Tuesday, 12 November 2019

Pokémon: Detective Pikachu

Tim Goodman, a former Pokémon trainer turned disillusioned young insurance salesman, is called to Ryme City after the death of his estranged father. However, he bumps into his father's former Pokémon partner, Pikachu, whom only he has the ability to talk to. With Pikachu's help, he learns of a shadowy conspiracy and the possibility that his father may still be alive...

The Pokémon phenomenon is one that mostly passed me by, although I was certainly aware of it: I was working retail in the fateful Christmas of 1999 when the toys, video games and perennially-out-of-stock card game landed and still have flashbacks to the time. I never really got into the fiction of the game. I was, however, intrigued by the trailers for Detective Pikachu. The concept seemed crazy and I always have time for Ryan Reynolds doing his thing.

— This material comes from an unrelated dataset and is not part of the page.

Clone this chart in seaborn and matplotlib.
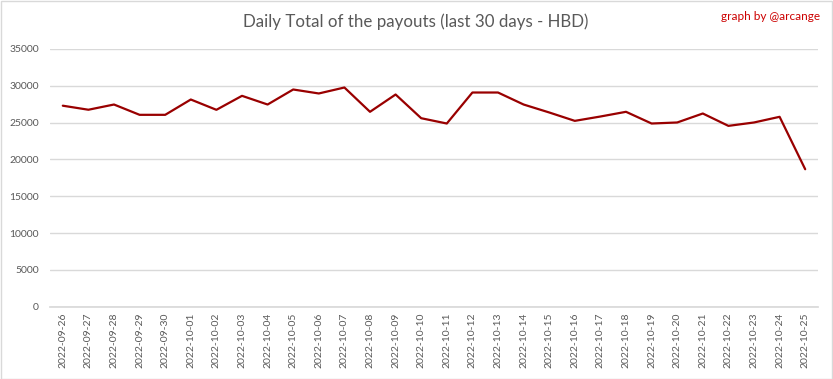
import matplotlib
matplotlib.use("Agg")
import matplotlib.pyplot as plt
import seaborn as sns
import pandas as pd
from matplotlib.patches import Rectangle

dates = ["2022-09-26", "2022-09-27", "2022-09-28", "2022-09-29", "2022-09-30",
         "2022-10-01", "2022-10-02", "2022-10-03", "2022-10-04", "2022-10-05",
         "2022-10-06", "2022-10-07", "2022-10-08", "2022-10-09", "2022-10-10",
         "2022-10-11", "2022-10-12", "2022-10-13", "2022-10-14", "2022-10-15",
         "2022-10-16", "2022-10-17", "2022-10-18", "2022-10-19", "2022-10-20",
         "2022-10-21", "2022-10-22", "2022-10-23", "2022-10-24", "2022-10-25"]
payouts = [27300, 26750, 27460, 26060, 26060,
           28140, 26740, 28640, 27460, 29500,
           28960, 29770, 26470, 28820, 25600,
           24880, 29090, 29090, 27460, 26380,
           25240, 25830, 26470, 24880, 25020,
           26240, 24560, 25020, 25790, 18670]
yticks = [0, 5000, 10000, 15000, 20000, 25000, 30000, 35000]

sns.set_theme(style="white")
plt.rcParams['font.family'] = ['Lato', 'DejaVu Sans']

df = pd.DataFrame({"date": dates, "payout": payouts})

fig = plt.figure(figsize=(8.33, 3.79), dpi=100)
ax = fig.add_axes([50/833, 1 - 306.7/379, (818 - 50)/833, (306.7 - 49)/379])

sns.lineplot(data=df, x="date", y="payout", ax=ax, color="#990000",
             linewidth=1.6, sort=False)

ax.set_xlim(-0.5, len(dates) - 0.5)
ax.set_ylim(0, 35000)
ax.set_yticks(yticks)
ax.set_yticklabels([str(v) for v in yticks])
ax.set_xticks(range(len(dates)))
ax.set_xticklabels(dates, rotation=90)
ax.tick_params(axis="both", length=0, labelsize=7.5, colors="#595959")
ax.tick_params(axis="x", pad=4)
ax.tick_params(axis="y", pad=8)
ax.yaxis.grid(True, color="#d9d9d9", linewidth=1)
ax.xaxis.grid(False)
ax.set_axisbelow(True)
for s in ["top", "right", "left"]:
    ax.spines[s].set_visible(False)
ax.spines["bottom"].set_color("#d9d9d9")
ax.set_xlabel("")
ax.set_ylabel("")

fig.text(416/833, 1 - 22/379, "Daily Total of the payouts (last 30 days - HBD)",
         ha="center", va="center", fontsize=12.2, color="#595959")
fig.text(820/833, 1 - 17/379, "graph by @arcange", ha="right", va="center",
         fontsize=8.5, color="#cc0000")

fig.patches.append(Rectangle((0.5/833, 0.5/379), 1 - 1.5/833, 1 - 1.5/379,
                             transform=fig.transFigure, fill=False,
                             edgecolor="#d9d9d9", linewidth=1))

fig.savefig("out.png", dpi=100)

Detective Pikachu is something of an unexpected pleasure. It's a very traditionally-structured movie with a hero's journey, redemptive arc, a fair bit of CG action and some moral lessons along the way, but it's all executed extremely well. It's the cinematic equivalent of a comfortable pair of slippers. It's predictable (well, mostly, there's a couple of nice twists), cosy and not going to surprise you too much, but you enjoy the heck out of it anyway.

Ryan Reynolds, of course, steals the show as Pikachu. His vocal performance is impeccable and he imbues the little character with some real warmth and charm. There's a few moments when it feels like things are starting to go a bit Deadpool, but Reynolds rains it in and mostly keeps Pikachu feeling like his own thing rather than a non-sweary, less-meta version of the merc with a mouth. Other performances are very solid, especially Justice Smith as the lead character Tim and Bill Nighy as multi-billionaire Howard Clifford.

The film is also very welcoming to Pokémon newbies, with just enough exposition given to let people know what the creatures are and how they evolve before getting on with the story. The film rewards both newcomers and veterans of the franchise. I was also pleasantly surprised that whilst the movie has a fair bit of CGI, it doesn't go completely mad with it, restraining its use for the creatures and the larger action sequences.

There are a few negatives. Ken Watanabe has almost nothing at all to do and I was a bit puzzled why they cast an actor of his stature and then failed to give him a story arc. Kathryn Newton as Lucy is also very good, but pretty much disappears in the denouement. It feels like a lot of her story was left untold, which is a shame.

Broadly speaking though, Detective Pikachu (****½) is undemanding, knockabout fun, a standard story told with some skill and heart. It won't reinvent the wheel but it's a solid way of passing the time. The film is available now in the UK and USA.